How recurring revenue partnerships should be structured
A common mistake in ecommerce embedded ERP programs is overreliance on one-time implementation revenue. That creates volatile forecasting, partner behavior focused on project volume, and weak incentives for customer success after go-live. A stronger model distributes value across subscription margin, managed services, support retainers, optimization packages, and expansion modules.
For example, an ecommerce platform serving multi-channel merchants may bundle core ERP capabilities into premium platform tiers, then allow certified partners to monetize implementation, workflow configuration, reporting, and post-launch optimization. In this structure, the platform expands recurring software revenue, the partner builds annuity services, and SysGenPro provides the underlying ERP infrastructure and governance framework.
This is where partner-led transformation becomes commercially meaningful. The ecosystem is not just selling software seats. It is orchestrating a merchant operating model with defined handoffs between platform sales, ERP onboarding, implementation specialists, and support teams. That orchestration reduces churn risk and improves revenue predictability across the network.
A practical monetization framework for ecommerce platform ecosystems
| Layer | Who owns it | Revenue type | Strategic value |
|---|---|---|---|
| Core embedded ERP access | Platform or OEM provider | Recurring subscription | Increases ARPU and platform stickiness |
| Implementation and migration | Certified partner | Project revenue | Accelerates adoption and merchant fit |
| Managed operations and support | Partner or shared service desk | Monthly retainer | Improves retention and continuity |
| Advanced modules and analytics | Platform, partner, or SysGenPro | Expansion subscription | Drives upsell and operational maturity |
| Strategic advisory and optimization | Consulting partner | Quarterly or annual advisory fees | Strengthens executive alignment and renewal value |
Realistic partner scenarios and what they reveal
Consider a mid-market ecommerce platform focused on B2B wholesalers.

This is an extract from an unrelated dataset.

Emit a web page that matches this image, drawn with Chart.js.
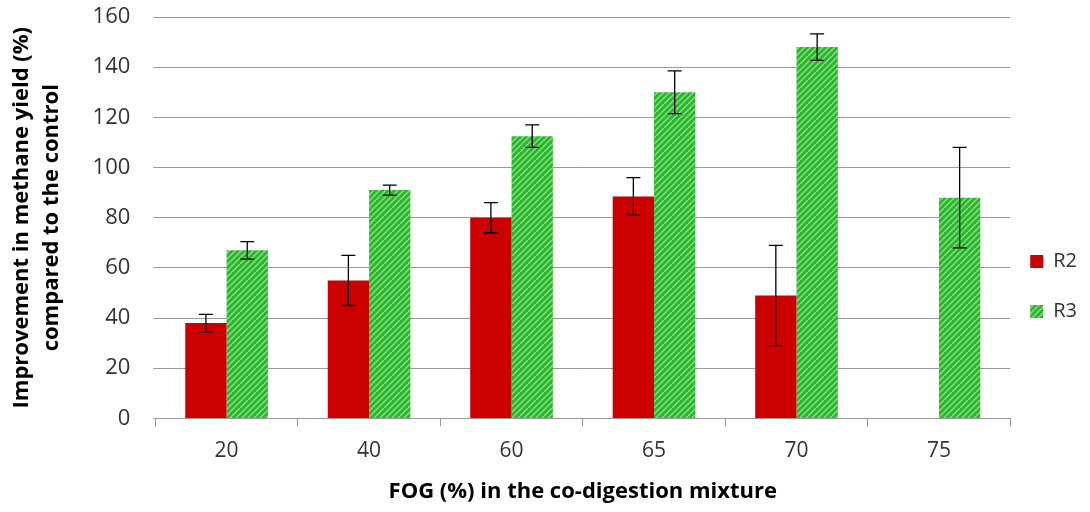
<!DOCTYPE html>
<html>
<head>
<meta charset="utf-8">
<script src="https://cdn.jsdelivr.net/npm/chart.js@4/dist/chart.umd.min.js"></script>
<style>
  body { margin: 0; background: #fff; }
  #wrap { width: 1090px; height: 512px; }
</style>
</head>
<body>
<div id="wrap"><canvas id="chart"></canvas></div>
<script>
var categories = ["20", "40", "60", "65", "70", "75"];
var r2Values = [38, 55, 80, 88.5, 49, null];
var r2Err = [3.5, 10, 6, 7.5, 20, null];
var r3Values = [67, 91, 112.5, 130, 148, 88];
var r3Err = [3.5, 2, 4.5, 8.5, 5.3, 20];
var yTicks = [0, 20, 40, 60, 80, 100, 120, 140, 160];

function hatch() {
    var c = document.createElement("canvas");
    c.width = 6; c.height = 6;
    var ctx = c.getContext("2d");
    ctx.fillStyle = "#2fb42f";
    ctx.fillRect(0, 0, 6, 6);
    ctx.strokeStyle = "#86e386";
    ctx.lineWidth = 1.3;
    ctx.beginPath();
    ctx.moveTo(0, 6); ctx.lineTo(6, 0);
    ctx.moveTo(-3, 3); ctx.lineTo(3, -3);
    ctx.moveTo(3, 9); ctx.lineTo(9, 3);
    ctx.stroke();
    return ctx.createPattern(c, "repeat");
}
var green = hatch();

var errorBars = {
    id: "errorBars",
    afterDatasetsDraw: function (chart) {
        var ctx = chart.ctx;
        var y = chart.scales.y;
        var errs = [r2Err, r3Err];
        ctx.save();
        ctx.strokeStyle = "#000";
        ctx.lineWidth = 1.3;
        chart.data.datasets.forEach(function (ds, i) {
            var meta = chart.getDatasetMeta(i);
            meta.data.forEach(function (bar, j) {
                var v = ds.data[j], e = errs[i][j];
                if (v == null || e == null) return;
                var top = y.getPixelForValue(v + e);
                var bot = y.getPixelForValue(v - e);
                var x = bar.x;
                ctx.beginPath();
                ctx.moveTo(x, top); ctx.lineTo(x, bot);
                ctx.moveTo(x - 7, top); ctx.lineTo(x + 7, top);
                ctx.moveTo(x - 7, bot); ctx.lineTo(x + 7, bot);
                ctx.stroke();
            });
        });
        ctx.restore();
    }
};

new Chart(document.getElementById("chart"), {
    type: "bar",
    data: {
        labels: categories,
        datasets: [
            {
                label: "R2",
                data: r2Values,
                backgroundColor: "#cc0000",
                borderWidth: 0
            },
            {
                label: "R3",
                data: r3Values,
                backgroundColor: green,
                borderWidth: 0
            }
        ]
    },
    options: {
        responsive: true,
        maintainAspectRatio: false,
        animation: false,
        datasets: { bar: { categoryPercentage: 0.58, barPercentage: 1 } },
        layout: { padding: { top: 0, right: 3, left: 2, bottom: 3 } },
        plugins: {
            legend: {
                position: "right",
                title: { display: true, text: " ", font: { size: 10 }, padding: { top: 0, bottom: 62 } },
                labels: {
                    font: { family: "Open Sans", size: 20, lineHeight: 1.5 },
                    color: "#333",
                    boxWidth: 13,
                    boxHeight: 13,
                    padding: 20,
                    // one-line arrays so each row uses the font line height
                    generateLabels: function (chart) {
                        var items = Chart.defaults.plugins.legend.labels.generateLabels(chart);
                        items.forEach(function (it) { it.text = [it.text]; });
                        return items;
                    }
                }
            },
            tooltip: { enabled: false }
        },
        scales: {
            x: {
                grid: { offset: true, drawOnChartArea: false, tickLength: 8, color: "#999" },
                border: { color: "#999" },
                ticks: { font: { family: "Open Sans", size: 21 }, color: "#333", padding: 12 },
                title: {
                    display: true,
                    text: "FOG (%) in the co-digestion mixture",
                    font: { family: "Open Sans", size: 22, weight: "bold" },
                    color: "#000",
                    padding: { top: 3 }
                }
            },
            y: {
                min: 0,
                max: 160,
                afterBuildTicks: function (axis) {
                    axis.ticks = yTicks.map(function (v) { return { value: v }; });
                },
                afterFit: function (axis) {
                    axis.paddingTop = 17;
                    axis.paddingBottom = 10;
                },
                grid: { color: "#999", tickLength: 2 },
                border: { display: false },
                ticks: { font: { family: "Open Sans", size: 22 }, color: "#333", padding: 23 },
                title: {
                    display: true,
                    text: ["Improvement in methane yield (%)", "compared to the control"],
                    font: { family: "Open Sans", size: 22, weight: "bold", lineHeight: 1.4 },
                    color: "#000",
                    padding: { bottom: 2 }
                }
            }
        }
    },
    plugins: [errorBars]
});
</script>
</body>
</html>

Its merchants struggle with fragmented inventory, offline order capture, and finance reconciliation across multiple warehouses. A pure referral model may generate some commissions, but it leaves the platform exposed when implementation quality varies by partner. An OEM embedded ERP model, by contrast, allows the platform to package inventory, purchasing, and order workflows as part of its premium offer while certified implementation partners handle deployment. The platform gains stronger retention, and partners gain recurring service revenue.
In another scenario, a digital agency with a large Shopify and Magento client base wants to move from project work to recurring revenue partnerships. White-label ERP gives the agency a path to offer operational modernization under its own brand. However, unless the agency invests in solution design templates, onboarding playbooks, and support escalation rules, margins will erode quickly. The lesson is clear: white-label ERP is commercially attractive only when operational systems are mature enough to support it.
A third scenario involves a SaaS company serving marketplace sellers across regions. It wants embedded finance and inventory controls but lacks ERP expertise. A hybrid model works best: OEM capabilities for core workflows, specialist reseller partners for implementation, and a shared governance layer for support and roadmap prioritization. This approach balances speed, specialization, and operational resilience.
Operational design principles that determine scalability
Embedded ERP programs fail less often because of product limitations than because of weak operating models. Platform partners need clear segmentation rules for which customers receive self-serve onboarding, guided deployment, or full implementation services. They also need standardized discovery, data migration controls, integration testing procedures, and post-go-live support ownership.
Scalability also depends on connected operational ecosystems. Sales, onboarding, implementation, billing, and support data should not sit in separate partner spreadsheets. Ecosystem intelligence systems are required to track pipeline quality, deployment status, support load, renewal risk, and expansion opportunities. Without that visibility, recurring revenue partnerships become difficult to forecast and harder to govern.
- Define customer segmentation and deployment paths before expanding partner recruitment.
- Create role clarity across platform sales, ERP specialists, implementation teams, and support desks.
- Standardize onboarding assets, integration templates, and escalation workflows.
- Measure partner performance on adoption, retention, support quality, and expansion revenue, not just bookings.
- Use governance reviews to align roadmap priorities, service quality, and ecosystem profitability.
Governance, resilience, and the hidden economics of partner expansion
Enterprise partner ecosystems often underestimate the cost of inconsistency. If one reseller over-customizes, another underprices support, and a third lacks implementation discipline, the platform brand absorbs the consequences. That is why ecosystem governance is central to embedded ERP monetization. Governance should cover certification standards, packaging rules, support boundaries, data handling expectations, and customer success metrics.
Operational resilience is equally important. Ecommerce merchants are highly sensitive to order flow disruption, inventory errors, and finance delays. Embedded ERP programs therefore need continuity planning across hosting, integrations, support coverage, and partner substitution. A resilient ecosystem can reassign accounts, maintain service levels during partner turnover, and preserve customer trust during platform changes.
From a financial perspective, resilience improves enterprise value. Predictable renewals, lower support volatility, and cleaner implementation outcomes make recurring revenue more defensible. For SysGenPro partners, that means governance is not administrative overhead. It is a monetization enabler.
Executive recommendations for platform leaders and channel operators
First, choose the revenue model based on operational maturity, not ambition alone. Referral and reseller structures are often the right starting point for ecosystems still building enablement capacity. White-label and OEM models should follow once onboarding, support, and governance systems are stable.
Second, design for recurring revenue infrastructure from the beginning. Build commercial models that reward adoption, retention, and optimization rather than implementation volume alone. Third, treat embedded ERP as a partner-led transformation capability that requires lifecycle orchestration across sales, delivery, and support.
Finally, invest in ecosystem modernization. That means partner portals, certification paths, operational visibility dashboards, shared service standards, and interoperability planning. The platforms that win in ecommerce ERP will not be those with the loudest partner announcements. They will be the ones that operationalize embedded ERP as scalable growth architecture.